Oscar para Michelle
Inácio Araújo
O principal do Oscar, muito pessoalmente, não foi o Oscar. Foi uns dias antes, num debate na rádio. Não sei quem eram os participantes, com exceção de Evaldo Mocarzel – adivinhei pela voz. Emmanuelle Riva não fazia muito sucesso, e creio que ''Hiroshima Meu Amor'' também não. Mocarzel falava de ambos e parece que falava de extraterrestres.
''Lincoln'' era mais conhecido, mas não gozava de melhor sorte. Um dos convidados preconizava que devia ter meia-hora a menos. Que acharia ele de ''Os Irmãos Karamazov''? Em todo caso não era o mais radical. Havia um outro mais radical: podia ser um curta-metragem! E por que não? O que significa, afinal, um presidente americano, Lincoln, aliás, lutando no tempo e no espaço para abolir a escravatura? Pouca adrenalina! Muita fala! Corta tudo!
Essas coisas ditas poucos dias antes do melhor Oscar dos últimos tempos. Havia… isso e aquilo… Um Oscar como o deste ano (2012, entenda-se) não foi de filmes “feitos para o Oscar”. Eram filmes. E a maior parte deles, independente da primeira impressão inicial, minha ou não, pode ajudar a melhorar o nível do debate cinematográfico. Que fora de Tiradentes anda, pelo jeito, deprimente. Chega de deixar o pobre Evaldo em situação delicada…
O principal, claro, não foi isso. Foi Michelle Obama surgindo naquela tela lá em cima, esmagando Jack Nicholson. Se alguém pode esmagar Jack Nicholson… Michelle foi a estrela da história toda.
E o que ela nos dizia, em outras palavras? A política não é prima do espetáculo, a política não é irmã do espetáculo. A política e o espetáculo são a mesma coisa.
E “Argo”? Pintava como favorito, um desses filmes que sobem nos últimos dias e aí ninguém segura, é como eleição política, igual. Mas eu senti a sua vitória quando ganhou montagem.
Ora, a montagem de “Argo” ou é arcaica ou esconde todos os defeitos do filme. Por que a opção pela montagem paralela àla Griffithde 1912? Para criar emoção? Francamente… Talvez ficasse ruim, aparecessem certos defeitos, se montasse de outra forma. Porque do jeito que ficou o suspense fica artificial, é uma codificação muito, muito antiga… Mas ganhou montagem. Não sou especialista em “sinais” do Oscar, longe disso, mas ali me veio a sensação de que esse seria o vencedor.

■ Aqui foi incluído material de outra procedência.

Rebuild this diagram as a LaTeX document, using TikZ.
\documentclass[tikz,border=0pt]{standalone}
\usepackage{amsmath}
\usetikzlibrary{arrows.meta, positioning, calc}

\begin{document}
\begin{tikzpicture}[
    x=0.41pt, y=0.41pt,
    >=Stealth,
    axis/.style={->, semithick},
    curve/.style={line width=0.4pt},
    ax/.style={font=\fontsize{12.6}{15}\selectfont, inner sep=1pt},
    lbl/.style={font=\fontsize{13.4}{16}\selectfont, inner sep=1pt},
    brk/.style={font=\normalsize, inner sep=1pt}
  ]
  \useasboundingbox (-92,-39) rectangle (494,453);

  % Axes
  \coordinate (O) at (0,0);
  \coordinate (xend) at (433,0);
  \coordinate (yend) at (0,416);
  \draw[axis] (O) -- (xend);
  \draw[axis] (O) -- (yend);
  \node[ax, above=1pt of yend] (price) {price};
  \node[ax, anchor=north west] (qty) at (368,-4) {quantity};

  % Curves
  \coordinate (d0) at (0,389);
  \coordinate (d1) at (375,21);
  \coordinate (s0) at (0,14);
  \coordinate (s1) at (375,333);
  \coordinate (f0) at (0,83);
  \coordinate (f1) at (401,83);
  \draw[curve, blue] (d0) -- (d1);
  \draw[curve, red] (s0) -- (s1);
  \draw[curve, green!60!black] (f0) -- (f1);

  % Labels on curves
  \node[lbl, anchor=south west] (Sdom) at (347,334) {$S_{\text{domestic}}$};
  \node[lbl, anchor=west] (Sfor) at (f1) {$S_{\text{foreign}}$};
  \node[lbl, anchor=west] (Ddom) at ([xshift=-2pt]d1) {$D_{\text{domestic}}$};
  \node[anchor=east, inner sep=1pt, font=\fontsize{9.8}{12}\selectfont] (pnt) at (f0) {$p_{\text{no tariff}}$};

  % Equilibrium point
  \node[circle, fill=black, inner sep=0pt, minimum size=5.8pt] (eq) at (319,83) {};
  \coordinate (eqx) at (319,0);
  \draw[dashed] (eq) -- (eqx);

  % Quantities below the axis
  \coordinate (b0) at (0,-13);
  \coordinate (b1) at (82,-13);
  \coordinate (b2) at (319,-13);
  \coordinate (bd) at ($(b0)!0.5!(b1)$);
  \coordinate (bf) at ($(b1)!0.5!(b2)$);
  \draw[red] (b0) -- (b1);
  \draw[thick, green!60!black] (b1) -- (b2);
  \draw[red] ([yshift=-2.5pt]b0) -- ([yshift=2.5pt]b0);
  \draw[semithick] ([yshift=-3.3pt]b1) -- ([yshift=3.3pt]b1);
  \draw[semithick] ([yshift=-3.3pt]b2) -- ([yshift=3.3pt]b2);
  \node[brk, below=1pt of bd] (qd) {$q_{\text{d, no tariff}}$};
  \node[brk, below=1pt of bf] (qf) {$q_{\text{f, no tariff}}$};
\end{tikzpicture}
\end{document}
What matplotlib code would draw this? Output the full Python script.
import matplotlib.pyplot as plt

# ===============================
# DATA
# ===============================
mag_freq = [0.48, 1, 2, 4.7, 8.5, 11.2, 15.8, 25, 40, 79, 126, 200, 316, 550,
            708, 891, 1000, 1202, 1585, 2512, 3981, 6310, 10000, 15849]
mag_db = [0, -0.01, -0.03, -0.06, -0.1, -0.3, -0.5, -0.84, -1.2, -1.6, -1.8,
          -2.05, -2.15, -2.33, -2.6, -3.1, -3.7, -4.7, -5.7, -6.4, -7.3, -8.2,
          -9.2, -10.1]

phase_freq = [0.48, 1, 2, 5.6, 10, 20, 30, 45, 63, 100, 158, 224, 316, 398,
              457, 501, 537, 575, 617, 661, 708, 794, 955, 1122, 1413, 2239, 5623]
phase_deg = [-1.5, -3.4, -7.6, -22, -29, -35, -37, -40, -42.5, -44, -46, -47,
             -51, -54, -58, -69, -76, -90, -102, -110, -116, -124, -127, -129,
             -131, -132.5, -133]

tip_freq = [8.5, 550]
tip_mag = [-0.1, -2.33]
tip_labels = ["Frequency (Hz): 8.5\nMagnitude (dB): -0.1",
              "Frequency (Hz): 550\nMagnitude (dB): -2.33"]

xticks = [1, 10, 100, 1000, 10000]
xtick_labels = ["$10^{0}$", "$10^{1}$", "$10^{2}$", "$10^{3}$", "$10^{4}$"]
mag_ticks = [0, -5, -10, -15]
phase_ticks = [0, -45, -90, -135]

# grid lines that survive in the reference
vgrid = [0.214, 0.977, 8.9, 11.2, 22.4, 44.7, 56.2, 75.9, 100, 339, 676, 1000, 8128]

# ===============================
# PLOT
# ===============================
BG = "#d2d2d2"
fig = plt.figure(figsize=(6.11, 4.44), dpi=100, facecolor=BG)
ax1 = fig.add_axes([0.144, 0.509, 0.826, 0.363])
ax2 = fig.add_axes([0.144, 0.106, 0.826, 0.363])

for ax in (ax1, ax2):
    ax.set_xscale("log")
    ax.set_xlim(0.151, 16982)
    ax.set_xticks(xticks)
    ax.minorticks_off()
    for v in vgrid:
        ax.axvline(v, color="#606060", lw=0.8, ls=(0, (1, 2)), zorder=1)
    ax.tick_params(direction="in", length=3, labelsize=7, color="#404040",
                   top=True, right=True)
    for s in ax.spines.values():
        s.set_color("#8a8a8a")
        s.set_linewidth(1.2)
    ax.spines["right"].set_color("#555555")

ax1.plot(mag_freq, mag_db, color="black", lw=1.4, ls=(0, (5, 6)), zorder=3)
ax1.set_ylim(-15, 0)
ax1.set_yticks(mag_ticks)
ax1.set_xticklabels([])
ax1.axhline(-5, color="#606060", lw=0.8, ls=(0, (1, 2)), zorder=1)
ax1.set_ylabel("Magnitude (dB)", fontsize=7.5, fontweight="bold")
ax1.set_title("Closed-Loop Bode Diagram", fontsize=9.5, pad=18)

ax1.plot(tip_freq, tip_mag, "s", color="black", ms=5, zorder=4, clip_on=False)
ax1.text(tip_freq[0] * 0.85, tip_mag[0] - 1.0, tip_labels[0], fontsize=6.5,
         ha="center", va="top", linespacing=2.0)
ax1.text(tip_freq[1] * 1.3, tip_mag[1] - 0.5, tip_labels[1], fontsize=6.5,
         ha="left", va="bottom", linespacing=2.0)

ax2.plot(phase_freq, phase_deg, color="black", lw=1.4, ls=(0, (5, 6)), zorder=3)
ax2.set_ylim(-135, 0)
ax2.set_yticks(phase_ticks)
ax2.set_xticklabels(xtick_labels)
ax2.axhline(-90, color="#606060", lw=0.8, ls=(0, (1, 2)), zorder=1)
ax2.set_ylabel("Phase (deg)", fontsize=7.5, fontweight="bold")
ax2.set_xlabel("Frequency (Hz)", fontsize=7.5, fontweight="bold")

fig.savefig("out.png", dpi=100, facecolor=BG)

Ang Lee na melhor direção? É um filme ok, me parece, se tirar o prólogo e o epílogo, absolutamente idiotas. Mas aqui é o 3D, a tecnologia, o maquinário, os efeitos… São essas as coisas postasem relevo. Depois, Ang Lee é aquele cara que não significa muito nada, não incomoda ninguém. O regra 3 ideal.
A menina que ganhou o Oscar de melhor atriz caiu na escada. No meu entender, ela não tinha estatura para ganhar. Vamos ver… Me parece que nem aquela moça que ganhou no ano em que a Fernanda Montenegro também concorreu: um Oscar especulativo, em busca de uma estrela… Mas uma estrela cai na escada? Vamos ver se levanta.

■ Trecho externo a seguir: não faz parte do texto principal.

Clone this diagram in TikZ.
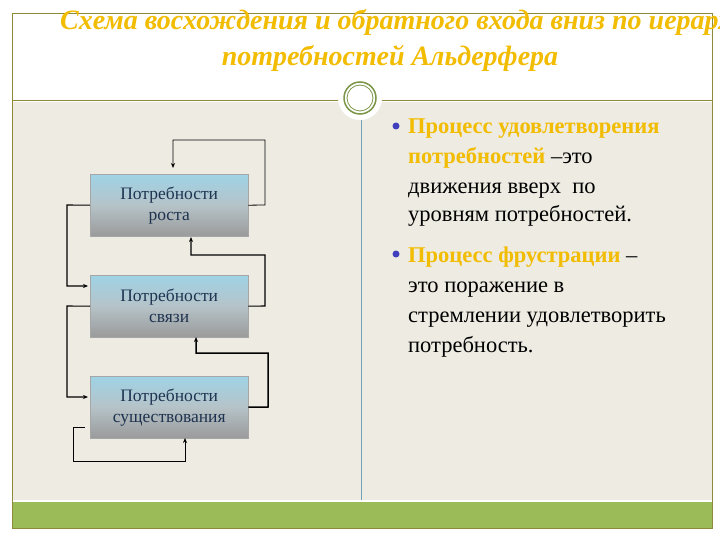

E assim fomos, de anúncio em anúncio, Giselle Bundchen mostrando como clarear os dentes a cada vez…
Eu queria ver “Lincoln”, com seu rigor, filme muito difícil, ganhar. Não vi. Queria ver Emmanuelle Riva ganhar. Isso seria um milagre. Metade daquela sala não tinha a menor idéia de quem era aquela velhota. Eu não queria ver nenhum dos atores coadjuvantes perder. Eram todos excelentes.
Em compensação, eu queria ver a Helen Hunt perder.
Gostei do Ted quando perguntou onde seria a festa depois da festa. Porque não importa quem ganhou ou quem perdeu. No Oscar importa a festa, a mobilização, a conversa fiada essas coisas. Fala-se de cinema e é o que conta.